Play “Gloria” like it’s 1982 and party like it’s 1970, because the Blues are heading to the Stanley Cup Final for the first time in almost half a century. Ryan O’Reilly's three assists (career playoff-high) and Binnington’s 25-save effort helped St. Louis defeat San Jose 5–1 in Game 6 of the Western Conference Final.
It only took 92 seconds: Blues winger Sammy Blais received a cross-ice pass from O’Reilly and ripped a wrist shot off David Perron’s stick, simultaneously opening a one-goal lead and blowing the roof off the Enterprise Center. St. Louis scored seven seconds into its first power play when Vladimir Tarasenko wristed a feed from Colton Parayko over Martin Jones’s right shoulder with 3:44 left in the first.
Sharks center Dylan Gambrell, filling in for an injured Tomas Hertl, cherry-picked a stretch pass from Joonas Donskoi, skated into the offensive zone untouched and scored his first NHL goal to cut the deficit in half 6:40 into the second period. Logan Couture missed an open net minutes later and whiffed on a puck dribbling through the crease. The Sharks had life. And then defenseman Justin Braun took a hooking penalty. The Blues went back on the power play, and Brayden Schenn finished a rebound off an Alex Pietrangelo slap shot, extending St. Louis’s lead to 3–1.
After the Blues survived a Kevin Labanc shot off the crossbar, goaltender Jordan Binnington stonewalled Evander Kane from point-blank range to maintain a two-goal lead with 12:58 remaining in the third period. Binnington never looked nervous. The 25-year-old rookie gloved a Couture wrister and held the Sharks off long enough for Tyler Bozak to score off the rush, blowing open a 4–1 lead, sparking “We Want the Cup!” chants and effectively ending San Jose’s postseason run. Ivan Barbashev’s empty-net goal cemented the win, and the zeros on the clock made it official as St. Louis claimed its spot in the final against the Bruins.

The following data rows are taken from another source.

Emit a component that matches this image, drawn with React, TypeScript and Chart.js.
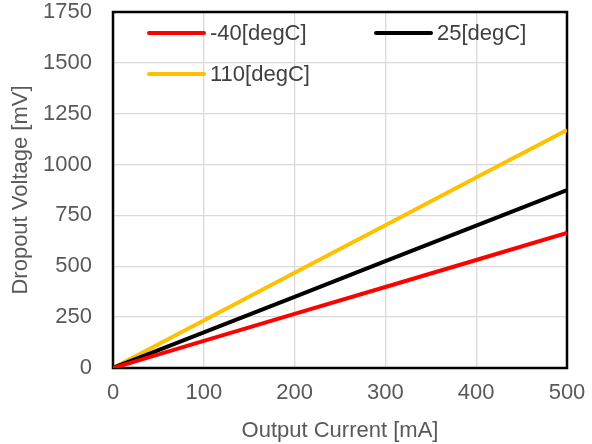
import React, { useEffect, useRef } from "react";
import { Chart, registerables } from "chart.js";

Chart.register(...registerables);

const currents = [0, 100, 200, 300, 400, 500];
const seriesM40 = [0, 133, 266, 398, 531, 664];
const series25 = [0, 175, 350, 525, 700, 875];
const series110 = [0, 234, 468, 702, 936, 1170];
const labels = ["-40[degC]", "25[degC]", "110[degC]"];
const colors = ["#FF0000", "#000000", "#FFC000"];

const FONT = "'Liberation Sans', Arial, sans-serif";
const FS = 22;

const boxPlugin = {
  id: "box",
  beforeDatasetsDraw(chart: any) {
    const { ctx, chartArea: a } = chart;
    ctx.save();
    ctx.strokeStyle = "#000";
    ctx.lineWidth = 2.5;
    ctx.strokeRect(a.left, a.top, a.right - a.left, a.bottom - a.top);
    ctx.restore();
  },
};

const legendPlugin = {
  id: "customLegend",
  afterDraw(chart: any) {
    const { ctx } = chart;
    const slots = [
      { x: 149, y: 33 },
      { x: 376, y: 33 },
      { x: 149, y: 74 },
    ];
    ctx.save();
    ctx.font = `${FS}px ${FONT}`;
    ctx.textBaseline = "middle";
    chart.data.datasets.forEach((ds: any, i: number) => {
      const s = slots[i];
      ctx.strokeStyle = ds.borderColor;
      ctx.lineWidth = 4;
      ctx.lineCap = "round";
      ctx.beginPath();
      ctx.moveTo(s.x, s.y);
      ctx.lineTo(s.x + 55, s.y);
      ctx.stroke();
      ctx.fillStyle = "#404040";
      ctx.fillText(ds.label, s.x + 61, s.y + 1);
    });
    ctx.restore();
  },
};

export default function App() {
  const ref = useRef<HTMLCanvasElement>(null);
  useEffect(() => {
    if (!ref.current) return;
    const mk = (vals: number[]) => currents.map((x, i) => ({ x, y: vals[i] }));
    const chart = new Chart(ref.current, {
      type: "line",
      data: {
        datasets: [seriesM40, series25, series110].map((v, i) => ({
          label: labels[i],
          data: mk(v),
          borderColor: colors[i],
          backgroundColor: colors[i],
          borderWidth: 4,
          pointRadius: 0,
          tension: 0,
        })),
      },
      options: {
        animation: false,
        responsive: false,
        devicePixelRatio: 1,
        layout: { padding: { top: 12, right: 25, left: 0, bottom: 0 } },
        plugins: { legend: { display: false }, tooltip: { enabled: false } },
        scales: {
          x: {
            type: "linear",
            min: 0,
            max: 500,
            ticks: { stepSize: 100, color: "#595959", font: { family: FONT, size: FS }, padding: 12 },
            grid: { color: "#d9d9d9", lineWidth: 1.3, drawTicks: false },
            border: { display: false },
            title: { display: true, text: "Output Current [mA]", color: "#595959", font: { family: FONT, size: FS }, padding: { top: 4, bottom: 0 } },
            afterFit(scale: any) {
              scale.height = 444 - 368;
              scale.paddingLeft = 0;
              scale.paddingRight = 0;
            },
          },
          y: {
            min: 0,
            max: 1750,
            ticks: {
              stepSize: 250,
              color: "#595959",
              font: { family: FONT, size: FS },
              padding: 21,
              callback: (v: any) => String(v),
            },
            grid: { color: "#d9d9d9", lineWidth: 1.3, drawTicks: false },
            border: { display: false },
            title: { display: true, text: "Dropout Voltage [mV]", color: "#595959", font: { family: FONT, size: FS }, padding: { top: 8, bottom: 0 } },
            afterFit(scale: any) {
              scale.width = 113;
              scale.paddingTop = 0;
              scale.paddingBottom = 0;
            },
          },
        },
      } as any,
      plugins: [boxPlugin, legendPlugin],
    });
    return () => chart.destroy();
  }, []);
  return (
    <div style={{ position: "fixed", left: 0, top: 0, width: 592, height: 444, background: "#fff" }}>
      <canvas ref={ref} width={592} height={444} />
    </div>
  );
}
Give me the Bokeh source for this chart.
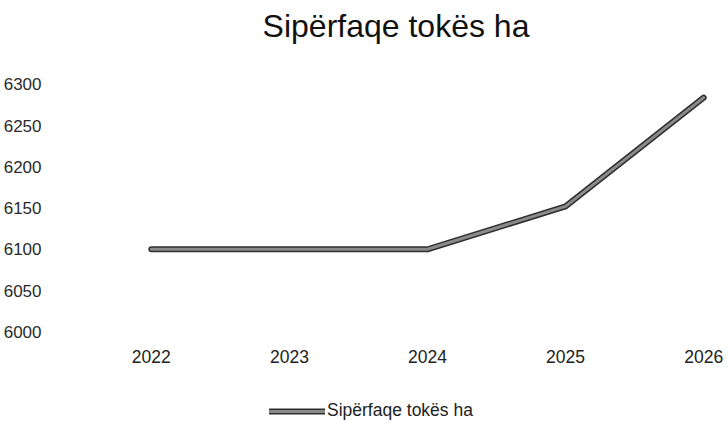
from bokeh.plotting import figure
from bokeh.models import Range1d, Legend, LegendItem, FixedTicker, ColumnDataSource
from bokeh.core.properties import value
from bokeh.embed import file_html
from bokeh.resources import INLINE

years = [2022, 2023, 2024, 2025, 2026]
values = [6100, 6100, 6100, 6152, 6284]
year_labels = ["2022", "2023", "2024", "2025", "2026"]
y_ticks = [6000, 6050, 6100, 6150, 6200, 6250, 6300]
series_name = "Sipërfaqe tokës ha"
title_text = "Sipërfaqe tokës ha"

LABEL_Y = 5969.8  # vertical position of the category labels (layout constant)

src = ColumnDataSource(data=dict(x=years, y=values))
lab = ColumnDataSource(data=dict(x=years, y=[LABEL_Y] * len(years), t=year_labels))

p = figure(width=728, height=425, output_backend="svg", toolbar_location=None,
           x_range=Range1d(2021.364, 2026.18), y_range=Range1d(5886.3, 6343.5),
           min_border_left=62, min_border_right=0, min_border_top=47, min_border_bottom=0)

p.title.text = title_text
p.title.text_font = "Liberation Sans"
p.title.text_font_size = "32px"
p.title.text_font_style = "normal"
p.title.text_color = "#111111"
p.title.align = "center"
p.title.offset = 10
p.title.standoff = 10

p.outline_line_color = None
p.xgrid.grid_line_color = None
p.ygrid.grid_line_color = None
p.xaxis.visible = False

ax = p.yaxis[0]
ax.axis_line_color = None
ax.major_tick_line_color = None
ax.minor_tick_line_color = None
ax.major_label_text_font = "Liberation Sans"
ax.major_label_text_font_size = "17px"
ax.major_label_text_color = "#2a2a2a"
ax.ticker = FixedTicker(ticks=y_ticks)
ax.major_label_standoff = 16

p.text("x", "y", text="t", source=lab, text_align="center", text_baseline="middle",
       text_font=value("Liberation Sans"), text_font_size="17.5px", text_color="#222222")

r1 = p.line("x", "y", source=src, line_width=6, line_color="#2e2e2e", line_cap="round", line_join="round")
r2 = p.line("x", "y", source=src, line_width=3, line_color="#8a8a8a", line_cap="round", line_join="round")

legend = Legend(items=[LegendItem(label=series_name, renderers=[r1, r2])],
                location=(206, 4), orientation="horizontal",
                label_text_font="Liberation Sans", label_text_font_size="17.5px",
                label_text_color="#222222", glyph_width=56, glyph_height=20,
                label_standoff=2, border_line_color=None, background_fill_alpha=0,
                padding=0, margin=0)
p.add_layout(legend)

open("out.html", "w").write(file_html(p, INLINE))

The Blues are now the only expansion-era team in NHL history to reach the Stanley Cup Final after being in last place any time after New Year’s Day. That’s something that doesn’t just happen in the NHL. None of the six previous teams to make the playoffs after finding themselves in last had even made it past the first round. St. Louis’s run resulted in a couple award nominations for coach Craig Berube and general manager Doug Armstrong, but this past November was a different story.
No team underperformed like the Blues to start the season. Mike Yeo was fired after a 7-9-3 start. Vladimir Tarasenko, over six months removed from offseason surgery on his left shoulder, went scoreless in December while trade rumors mounted as his shooting percentage dipped to 8.0%. Jaden Schwartz and Alex Pietrangelo both went to the IR. Armstrong’s offseason heist of O’Reilly from the Sabres might have been the only thing to keep the team afloat: The 28-year-old center played some of the best hockey of his career, augmenting his do-it-all two-way play with nearly a point-per-game production in 2018.
More than a month into Berube’s tenure, the Blues were no better off and held a league-worst 15-18-4 record on Jan. 2. Berube, five days later, replaced Jake Allen with 25-year-old goaltender Binnington. The rookie launched his Calder campaign and entered the Vezina conversation with a league-best 1.88 goals against average. St. Louis rattled off a 30-10-5 record in 2019 and finished with the second-most points in that span. Tarasenko returned to his dynamic form, the Blues got healthy and trudged their way past the Jets, Stars and Sharks in the West.
Now, St. Louis has the chance to rewrite a franchise history that is filled with postseason letdowns. Hall of Famers Brett Hull, Al MacInnis, Chris Pronger and Bernie Federko all donned the blue and gold but couldn’t bring the Gateway City a Stanley Cup. Likewise for All Stars Pavol Demitra, Pierre Turgeon, Keith Tkachuk and those 100-point teams at the turn of the millennium. The Blues were the first expansion franchise to reach the final in the team’s first season in 1968 and, while they made it back again in ‘69 and ‘70, they also hold the distinction as the only team to be swept in three consecutive Cup final appearances.
Now 49 years after Bobby Orr’s arms-raised flying overtime goal to win the 1970 Stanley Cup Final, the Blues are four wins away from forging a new, more pleasant memory in the annals of St. Louis sports lore. That starts on May 27 at 8 p.m., in Boston.